Tuesday, February 25, 2014

Blackout, by Mira Grant

This is the last of Ms. Grant's trilogy; I read it almost immediately after finishing the second volume, and between both books I've neglected both chores and sleep.  It was worth it.

Unfortunately there is very little I can say about this novel that won't be a spoiler.  It is a certainty that if you've read the first two volumes, you'll want to read this one.   I'll say this much:  the ending is good.

Blackout (The Newsflesh Trilogy)

Deadline (The Newsflesh Trilogy), by Mira Grant

In this sequel to "Feed," Ms. Grant has done two unusual things:  she made a second volume nearly as good as the first, and she changed the voice of the novel from (mostly) Georgia to (mostly) her brother Shaun - and pulled off the difference in tone brilliantly.

To get you up to speed, "Feed"was a post apocalyptic zombie novel that had people going about their lives just fine, albeit with some modifications to keep the nasty creatures at bay.  But there were cities and highways and jobs.  I point this out just to differentiate it from the scorched earth school of zombie books.   And it was less about zombies than it was a book with zombies in it.   Our narrator was Georgina, a journalist who worked with her brother Shaun.

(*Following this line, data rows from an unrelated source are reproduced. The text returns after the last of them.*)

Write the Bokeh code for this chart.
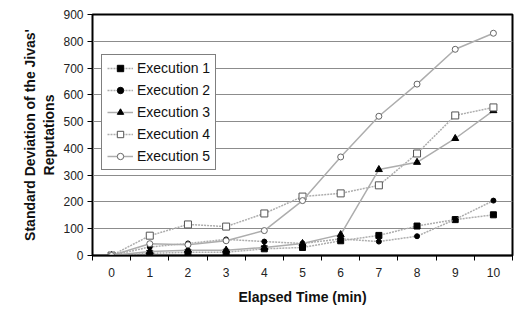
from bokeh.plotting import figure
from bokeh.models import FixedTicker, Legend, LegendItem, Range1d
from bokeh.embed import file_html
from bokeh.resources import INLINE

minutes = [0, 1, 2, 3, 4, 5, 6, 7, 8, 9, 10]
exec1 = [0, 8, 12, 12, 25, 30, 55, 75, 110, 134, 152]
exec2 = [0, 32, 45, 60, 52, 45, 62, 52, 72, 135, 205]
exec3 = [0, 15, 20, 20, 30, 45, 78, 321, 348, 437, 541]
exec4 = [0, 74, 116, 108, 157, 220, 232, 262, 381, 523, 553]
exec5 = [0, 44, 40, 55, 93, 205, 368, 520, 640, 770, 830]
names = ["Execution 1", "Execution 2", "Execution 3", "Execution 4", "Execution 5"]
y_ticks = [0, 100, 200, 300, 400, 500, 600, 700, 800, 900]

FONT = "Liberation Sans"

p = figure(width=518, height=307, output_backend="svg", toolbar_location=None,
           x_range=Range1d(-0.5, 10.5), y_range=Range1d(0, 900),
           min_border_left=92, min_border_right=6, min_border_top=14, min_border_bottom=52)
p.background_fill_color = "white"
p.border_fill_color = "white"
p.outline_line_color = "black"
p.outline_line_width = 2

p.xgrid.visible = False
p.ygrid.ticker = FixedTicker(ticks=y_ticks)
p.ygrid.grid_line_color = "#8c8c8c"
p.ygrid.grid_line_width = 1

p.xaxis.ticker = FixedTicker(ticks=minutes, minor_ticks=[m - 0.5 for m in minutes] + [10.5])
p.xaxis.major_tick_out = 0
p.xaxis.major_tick_in = 0
p.xaxis.minor_tick_out = 5
p.xaxis.minor_tick_in = 0
p.xaxis.axis_line_width = 1.5
p.xaxis.axis_line_color = "black"
p.xaxis.minor_tick_line_color = "black"
p.xaxis.major_label_standoff = 7
p.xaxis.axis_label = "Elapsed Time (min)"
p.xaxis.axis_label_standoff = 9

p.yaxis.ticker = FixedTicker(ticks=y_ticks)
p.yaxis.major_tick_out = 5
p.yaxis.major_tick_in = 0
p.yaxis.minor_tick_out = 0
p.yaxis.minor_tick_in = 0
p.yaxis.axis_line_color = "black"
p.yaxis.major_tick_line_color = "black"
p.yaxis.major_label_standoff = 4
p.yaxis.axis_label = "Standard Deviation of the Jivas'\nReputations"
p.yaxis.axis_label_standoff = 3

for ax in (p.xaxis, p.yaxis):
    ax.major_label_text_font = FONT
    ax.major_label_text_font_size = "12px"
    ax.major_label_text_color = "#222222"
    ax.axis_label_text_font = FONT
    ax.axis_label_text_font_size = "14px"
    ax.axis_label_text_font_style = "bold"
    ax.axis_label_text_color = "#111111"

LINE = "#adadad"
series = [exec1, exec2, exec3, exec4, exec5]
markers = [
    dict(marker="square", size=6, fill_color="black", line_color="black"),
    dict(marker="circle", size=5, fill_color="black", line_color="black"),
    dict(marker="triangle", size=7, fill_color="black", line_color="black"),
    dict(marker="square", size=7, fill_color="white", line_color="#555555"),
    dict(marker="circle", size=6, fill_color="white", line_color="#666666"),
]
dashes = ["2 1", "2 1", "solid", "2 1", "solid"]

items = []
for name, ys, mk, dash in zip(names, series, markers, dashes):
    ln = p.line(minutes, ys, line_color=LINE, line_width=1.5, line_dash=dash)
    sc = p.scatter(minutes, ys, line_width=1, **mk)
    items.append(LegendItem(label=name, renderers=[ln, sc]))

legend = Legend(items=items, location=(9, 85))
legend.label_text_font = FONT
legend.label_text_font_size = "14px"
legend.label_text_color = "#111111"
legend.border_line_color = "black"
legend.border_line_width = 1.5
legend.background_fill_color = "white"
legend.background_fill_alpha = 1
legend.glyph_width = 26
legend.glyph_height = 16
legend.label_height = 16
legend.spacing = 6
legend.padding = 5
legend.margin = 0
legend.label_standoff = 4
p.add_layout(legend, "center")

open("out.html", "w").write(file_html(p, INLINE))
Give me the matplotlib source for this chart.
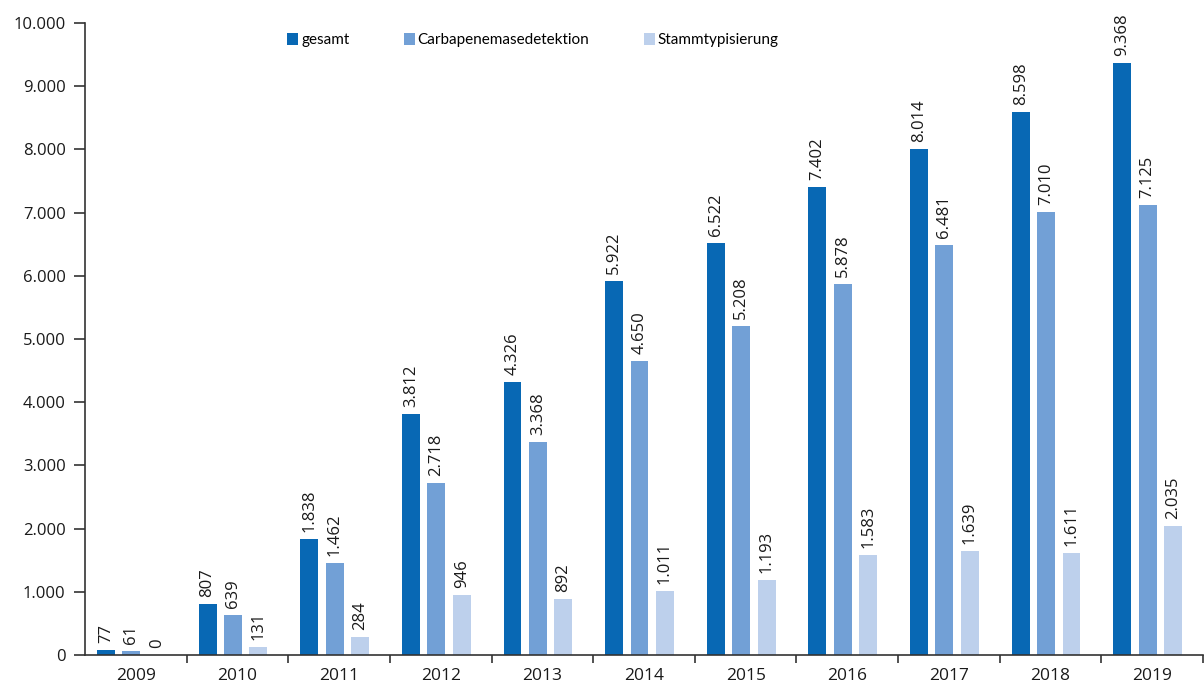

In this sequel Shaun takes over as narrator as the story continues to look at why after so many years of well funded government -run research, zombie outbreaks have not abated.   This is a bit more of a zombie book than its predecessor, but it is more a story about people and how they address their situation.

I recommend it, and look forward to reading volume three.

Deadline (The Newsflesh Trilogy)

Monday, February 24, 2014

Deer Hunting with Jesus: Dispatches from America's Class War, by Joe Bageant

This book, in spite of its odd title, should be required reading.  For liberals, so they can better appreciate how the typical working class conservative voter came to his or her perspective.  And to recognize why the average American thinks they're daft.  For conservatives, especially those in the working class, so that they can understand how it is that they are manipulated to reliably vote against their own self interest.

Deer Hunting with Jesus: Dispatches from America's Class War

Wednesday, February 5, 2014

Up with Lo, by Roman Hellwigi

This is a rather odd book; the main character, Lo, is the devil on earth.   Living mostly in New York, he seems to get along well, wrapping his tail around his leg beneath his suit trousers and managing to fit his hooves into normal men's shoes.   So you mostly forget about his immortality, or notice that he's not actually doing any evil deeds so much as hanging out like any other extremely wealthy New Yorker who happens to remember the past thousand years fairly well, and before that only occasionally.

As a trilogy, there are two more books to read.  I liked this one well enough, but I'm not sure if I'll bother to read the sequel.

Up with Lo (The Lo Trilogy (Book I))

Monday, February 3, 2014

The Golem and the Jinni, by Helene Wecker

This is a wonderful novel, certainly a candidate for my 2014 list of the "best books I've read" this year.

The story takes place in 1899.  The golem is named Chava; she was created by a dangerous rabbi who practiced Kabbalistic magic for a client who was traveling from Europe to New York.  Meanwhile, a jinni, captured by a wizard and trapped in a flask for a thousand years, also ends up in New York.   The two meet, and drama ensues.

The character development, plot, well everything about this novel is simply outstanding.